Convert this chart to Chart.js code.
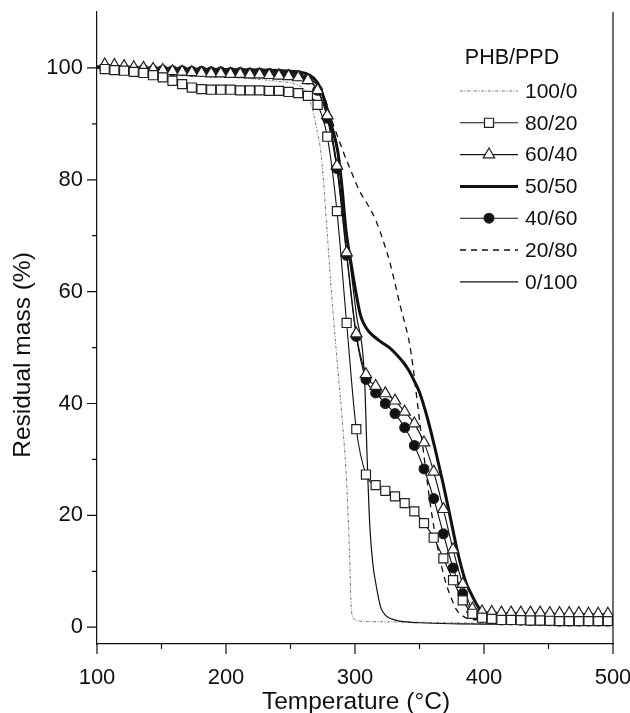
<!DOCTYPE html>
<html>
<head>
<meta charset="utf-8">
<script src="https://cdn.jsdelivr.net/npm/chart.js@4.4.1/dist/chart.umd.min.js"></script>
<style>
  html, body { margin: 0; padding: 0; background: #fff; }
</style>
</head>
<body>
<canvas id="c" width="630" height="713"></canvas>
<script>
// axes: temperature (°C) vs residual mass (%)
const xTicks = [100, 200, 300, 400, 500];
const xMinorTicks = [150, 250, 350, 450];
const yTicks = [0, 20, 40, 60, 80, 100];
const yMinorTicks = [10, 30, 50, 70, 90];
const legendTitle = 'PHB/PPD';
const seriesNames = ['100/0', '80/20', '60/40', '50/50', '40/60', '20/80', '0/100'];

// temperatures where the symbols of 80/20, 60/40 and 40/60 sit
const markerTemps = [106, 113.5, 121, 128.5, 136, 143.5, 151, 158.5, 166, 173.5,
  181, 188.5, 196, 203.5, 211, 218.5, 226, 233.5, 241, 248.5,
  256, 263.5, 271, 278.5, 286, 293.5, 301, 308.5, 316, 323.5,
  331, 338.5, 346, 353.5, 361, 368.5, 376, 383.5, 391, 398.5,
  406, 413.5, 421, 428.5, 436, 443.5, 451, 458.5, 466, 473.5,
  481, 488.5, 496];
const mass8020 = [99.8, 99.6, 99.5, 99.3, 99.1, 98.7, 98.3, 97.7, 97.1, 96.5,
  96.2, 96.1, 96.1, 96.1, 96.0, 96.0, 96.0, 95.9, 95.9, 95.7,
  95.5, 95.0, 93.4, 87.7, 74.4, 54.4, 35.4, 27.3, 25.4, 24.4,
  23.4, 22.2, 20.7, 18.6, 16.0, 12.3, 8.4, 4.8, 2.4, 1.7,
  1.5, 1.3, 1.3, 1.25, 1.2, 1.2, 1.15, 1.1, 1.1, 1.1,
  1.1, 1.1, 1.1];
const mass6040 = [100.6, 100.5, 100.3, 100.1, 100.0, 99.8, 99.6, 99.4, 99.3, 99.2,
  99.1, 99.0, 99.0, 98.9, 98.9, 98.8, 98.8, 98.7, 98.6, 98.5,
  98.3, 97.8, 96.0, 91.5, 82.5, 67.0, 52.5, 45.2, 43.1, 41.8,
  40.5, 38.5, 36.4, 33.0, 27.8, 21.1, 13.9, 7.7, 3.3, 2.8,
  2.7, 2.6, 2.6, 2.6, 2.6, 2.6, 2.5, 2.5, 2.5, 2.5,
  2.4, 2.4, 2.4];
const mass4060 = [99.9, 99.8, 99.8, 99.7, 99.7, 99.6, 99.6, 99.5, 99.5, 99.4,
  99.4, 99.3, 99.3, 99.2, 99.2, 99.1, 99.1, 99.0, 98.9, 98.8,
  98.6, 98.0, 96.0, 91.0, 82.0, 66.5, 52.0, 44.3, 41.9, 40.0,
  38.2, 35.7, 32.5, 28.3, 23.0, 16.7, 10.6, 6.0, 2.6, 1.7,
  1.5, 1.3, 1.3, 1.25, 1.2, 1.2, 1.15, 1.1, 1.1, 1.1,
  1.1, 1.1, 1.1];

// curves drawn as plain lines
const temps1000 = [100, 150, 200, 240, 255, 262, 266, 270, 274, 278, 282, 287.5, 290.5, 293.5, 295.5, 297.3, 299.8, 304, 330, 373, 400, 500];
const mass1000 = [99.9, 99.3, 98.4, 97.6, 97.0, 95.8, 93.5, 89.5, 84, 72, 59, 44, 36, 26, 15, 2.8, 1.4, 1.1, 0.95, 0.8, 0.7, 0.6];
const temps5050 = [100, 150, 200, 250, 262, 268, 273, 278, 282, 286.7, 290, 293, 297, 301, 304, 307.4, 311, 319, 326.7, 332, 338, 342, 346, 350, 356, 362, 368, 374, 380, 386, 390, 394, 398, 402, 410, 500];
const mass5050 = [100.2, 99.9, 99.7, 99.4, 99.0, 98.2, 96.5, 93, 89.5, 85, 78.5, 71, 65, 59.5, 56, 54, 52.8, 51.2, 50, 48.8, 47.2, 45.8, 44, 42, 37.5, 32, 26, 19.5, 13, 8, 6, 4.2, 2.8, 2.0, 1.6, 1.4];
const temps2080 = [100, 150, 200, 250, 265, 275, 283, 290.6, 297, 303.5, 310, 316.4, 322, 326.7, 331, 335, 339, 342.2, 345, 347.4, 350, 353, 356, 359, 363, 367, 371, 375, 379, 383, 388, 400, 500];
const mass2080 = [100, 99.8, 99.5, 99.2, 98.5, 95.5, 90, 85.2, 81.5, 78, 75.5, 72.6, 69, 65.5, 61.5, 57.5, 54, 50.8, 46.5, 42, 37, 31.5, 26, 21, 15.5, 11, 7.5, 5, 3, 2.1, 1.5, 1.3, 1.2];
const temps0100 = [100, 150, 200, 250, 265, 272, 278, 284, 290, 295, 301, 307.4, 309.3, 311.5, 314, 316, 318, 320, 323, 327, 335, 350, 380, 400, 500];
const mass0100 = [100.1, 99.8, 99.3, 98.7, 98.0, 96.5, 92.5, 85.5, 76, 67.3, 56, 44.5, 31, 18, 11, 8, 5.5, 3.5, 2.3, 1.6, 1.1, 0.8, 0.6, 0.55, 0.5];

const FONT = 'Liberation Sans, Arial, Helvetica, sans-serif';
const INK = '#111';

function pts(xs, ys) { return xs.map((x, i) => ({ x: x, y: ys[i] })); }

function lineSet(i, xs, ys, width, dash, color, order) {
  return {
    label: seriesNames[i], data: pts(xs, ys), order: order,
    borderColor: color, borderWidth: width, borderDash: dash,
    pointRadius: 0, cubicInterpolationMode: 'monotone', showLine: true
  };
}
function markerSet(i, ys, style, radius, fill, order) {
  return {
    label: seriesNames[i], data: pts(markerTemps, ys), order: order,
    borderColor: INK, borderWidth: 1.1, showLine: true,
    cubicInterpolationMode: 'monotone',
    pointStyle: style, pointRadius: radius, pointBackgroundColor: fill,
    pointBorderColor: '#222', pointBorderWidth: 1.2
  };
}

const datasets = [
  lineSet(0, temps1000, mass1000, 0.8, [3, 1.5, 1, 1.5], '#555', 6),
  markerSet(1, mass8020, 'rect', 6.4, '#fff', 0),
  markerSet(2, mass6040, 'triangle', 6.6, '#fff', 1),
  lineSet(3, temps5050, mass5050, 3, [], INK, 3),
  markerSet(4, mass4060, 'circle', 4.9, INK, 2),
  lineSet(5, temps2080, mass2080, 1.3, [6, 5], INK, 5),
  lineSet(6, temps0100, mass0100, 1.2, [], INK, 4)
];

function drawMarker(ctx, ds, x, y) {
  if (!ds.pointRadius) return;
  ctx.save();
  ctx.fillStyle = ds.pointBackgroundColor;
  ctx.strokeStyle = ds.pointBorderColor;
  ctx.lineWidth = ds.pointBorderWidth;
  ctx.setLineDash([]);
  Chart.helpers.drawPoint(ctx, { pointStyle: ds.pointStyle, radius: ds.pointRadius, rotation: 0, borderWidth: ds.pointBorderWidth }, x, y);
  ctx.restore();
}

const framePlugin = {
  id: 'frame',
  afterDraw(chart) {
    const ctx = chart.ctx, a = chart.chartArea;
    const xs = chart.scales.x, ys = chart.scales.y;
    ctx.save();
    ctx.strokeStyle = INK;
    ctx.lineWidth = 1.2;
    ctx.beginPath();
    ctx.moveTo(a.right, a.top); ctx.lineTo(a.right, a.bottom);
    xTicks.forEach(v => { const p = xs.getPixelForValue(v); ctx.moveTo(p, a.bottom); ctx.lineTo(p, a.bottom + 10); });
    xMinorTicks.forEach(v => { const p = xs.getPixelForValue(v); ctx.moveTo(p, a.bottom); ctx.lineTo(p, a.bottom + 5); });
    yTicks.forEach(v => { const p = ys.getPixelForValue(v); ctx.moveTo(a.left, p); ctx.lineTo(a.left - 10, p); });
    yMinorTicks.forEach(v => { const p = ys.getPixelForValue(v); ctx.moveTo(a.left, p); ctx.lineTo(a.left - 5, p); });
    ctx.stroke();

    // axis titles
    ctx.fillStyle = INK;
    ctx.font = '24.5px ' + FONT;
    ctx.textAlign = 'center';
    ctx.textBaseline = 'middle';
    ctx.fillText('Temperature (°C)', 356, 702);
    ctx.save();
    ctx.translate(23, 355);
    ctx.rotate(-Math.PI / 2);
    ctx.fillText('Residual mass (%)', 0, 0);
    ctx.restore();

    // legend
    ctx.font = '21.5px ' + FONT;
    ctx.fillText(legendTitle, 512, 58);
    ctx.font = '21px ' + FONT;
    ctx.textAlign = 'left';
    const x0 = 460, x1 = 518;
    datasets.forEach((ds, i) => {
      const y = 91 + i * 31.8;
      ctx.save();
      ctx.strokeStyle = ds.borderColor;
      ctx.lineWidth = ds.borderWidth;
      ctx.setLineDash(ds.borderDash || []);
      ctx.beginPath(); ctx.moveTo(x0, y); ctx.lineTo(x1, y); ctx.stroke();
      ctx.restore();
      drawMarker(ctx, ds, (x0 + x1) / 2, y);
      ctx.fillText(ds.label, 525, y + 1);
    });
    ctx.restore();
  }
};

new Chart(document.getElementById('c'), {
  type: 'scatter',
  data: { datasets: datasets },
  plugins: [framePlugin],
  options: {
    responsive: false,
    devicePixelRatio: 1,
    animation: false,
    layout: { padding: { top: 12, right: 17, bottom: 0, left: 0 } },
    plugins: { legend: { display: false }, tooltip: { enabled: false } },
    scales: {
      x: {
        type: 'linear', min: 100, max: 500,
        afterFit: s => { s.height = 69; s.paddingLeft = 0; s.paddingRight = 0; },
        afterBuildTicks: s => { s.ticks = xTicks.map(v => ({ value: v })); },
        grid: { display: false, drawTicks: false },
        border: { display: true, color: INK, width: 1.2 },
        ticks: { padding: 21, color: INK, font: { family: FONT, size: 22 }, maxRotation: 0 }
      },
      y: {
        type: 'linear', min: -3, max: 110,
        afterFit: s => { s.width = 97; s.paddingTop = 0; s.paddingBottom = 0; },
        afterBuildTicks: s => { s.ticks = yTicks.map(v => ({ value: v })); },
        grid: { display: false, drawTicks: false },
        border: { display: true, color: INK, width: 1.2 },
        ticks: { padding: 14, color: INK, font: { family: FONT, size: 22 } }
      }
    }
  }
});
</script>
</body>
</html>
──────
Task prompt:
Only the lines from the start of the material through the line containing "['100/0', '80/20', '60/40', '50/50', '40/60', '20/80', '0/100'];" should be transcribed. Pictures stay out.

Solution below:
Convert this chart to Chart.js code.
<!DOCTYPE html>
<html>
<head>
<meta charset="utf-8">
<script src="https://cdn.jsdelivr.net/npm/chart.js@4.4.1/dist/chart.umd.min.js"></script>
<style>
  html, body { margin: 0; padding: 0; background: #fff; }
</style>
</head>
<body>
<canvas id="c" width="630" height="713"></canvas>
<script>
// axes: temperature (°C) vs residual mass (%)
const xTicks = [100, 200, 300, 400, 500];
const xMinorTicks = [150, 250, 350, 450];
const yTicks = [0, 20, 40, 60, 80, 100];
const yMinorTicks = [10, 30, 50, 70, 90];
const legendTitle = 'PHB/PPD';
const seriesNames = ['100/0', '80/20', '60/40', '50/50', '40/60', '20/80', '0/100'];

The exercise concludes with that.